Ce matin, pour la dernière fois, je suis dans la salle Rrose Sélavy de la Factorie quand mes camarades, mes amis, dorment encore, afin de pouvoir lire fort et sans retenue mon journal de résidence et lui apporter les dernières retouches ; demain matin, je ne pourrai pas le faire puisque j’animerai un atelier d’écriture et vendredi matin, je repars. J’en ai le vertige. Retrouver mes proches, ma maison, mon territoire, oui, mais perdre ce quotidien d’émulation, d’affection, d’une douceur infinie, je ne sais pas comment je vais le vivre. Ici, quand quelqu’un pleure, on le prend dans ses bras, quand quelqu’un est ému, on le prend dans ses bras, quand quelqu’un est généreux, on le prend dans ses bras, et les regards sont complices, les rires spontanés, et les mots réparent, consolent, ressuscitent. Je reverrai très vite certain(e)s mais nous ne retrouverons pas l’alchimie particulière à ce petit groupe dépareillé. Je ne l’oublierai jamais.
Je rentrerai aussi traumatisée, dépossédée de ce qui m’animait tant depuis des années, cette illusion d’avoir ma place légitime au sein des autres espèces. Voici un extrait de mon journal encore à l’état de brouillon, qui témoigne de ce traumatisme avec un humour que je perds désormais dès que suis dans un ersatz de nature (oublions la forêt) :
« je te cherche partout et toujours au cas où
je te cherche dans les bois et les champs
je te cherche dans les friches
dans les squares les parcs à crottes
les bacs à fleurs municipaux
je te cherche au bord du lac
sur les terre-pleins les talus
je te cherche dans les rues
j’imagine l’entrefilet d’un fait divers
quelque chose avec les mots
sanglier strike poétesse
antispéciste passerelle ville nouvelle
je scrute l’espace
en quête d’arbres et d’abribus
autour desquels tourner avec toi
espérant que tu te lasses
avant moi de notre danse »
Hier, sur la route du lac, je suis tombée sur le sanglier sans tête (attention, l’image peut choquer).
J’ai pleuré pour lui, pleuré d’effroi, pleuré que mon espèce conquérante ait gagné la peur et l’hostilité des autres. Peu après, j’ai abordé un couple d’inconnus, seuls autres humains sur le chemin qui sépare la voie ferrée des champs en contrebas de la forêt.
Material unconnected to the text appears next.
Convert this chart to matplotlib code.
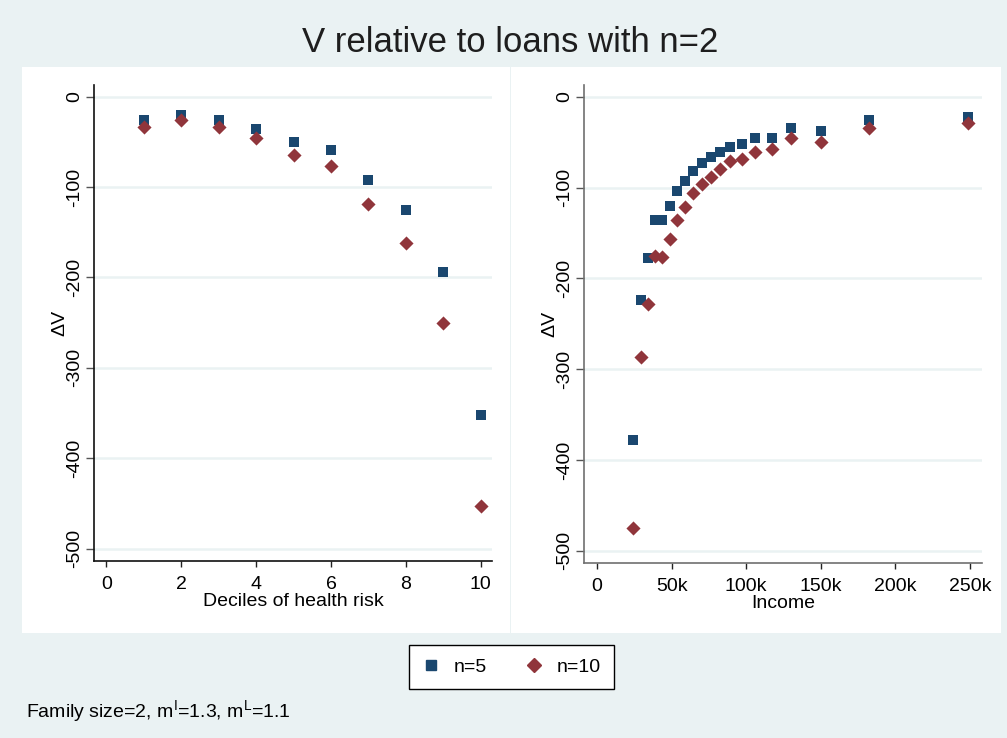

Je leur ai parlé longuement. Puis des oiseaux se sont agités dans les arbres, le bruit qu’autrefois j’aimais tant m’a fait sursauter, mon cœur battait si violemment que la tête m’en tournait. Quand je pense à toutes ces aubes sur l’EV5, seule dans l’habitat des autres, l’exaltation que j’y puisais, j’en frémis. C’est fini pour moi. Je ne voyais qu’à quelques pas, inconsciente de ce que la profusion de la nature et de la nuit masquaient à mon regard, splendeurs et menaces. La nature semble me dire, Dehors, tu n’es pas chez toi ici.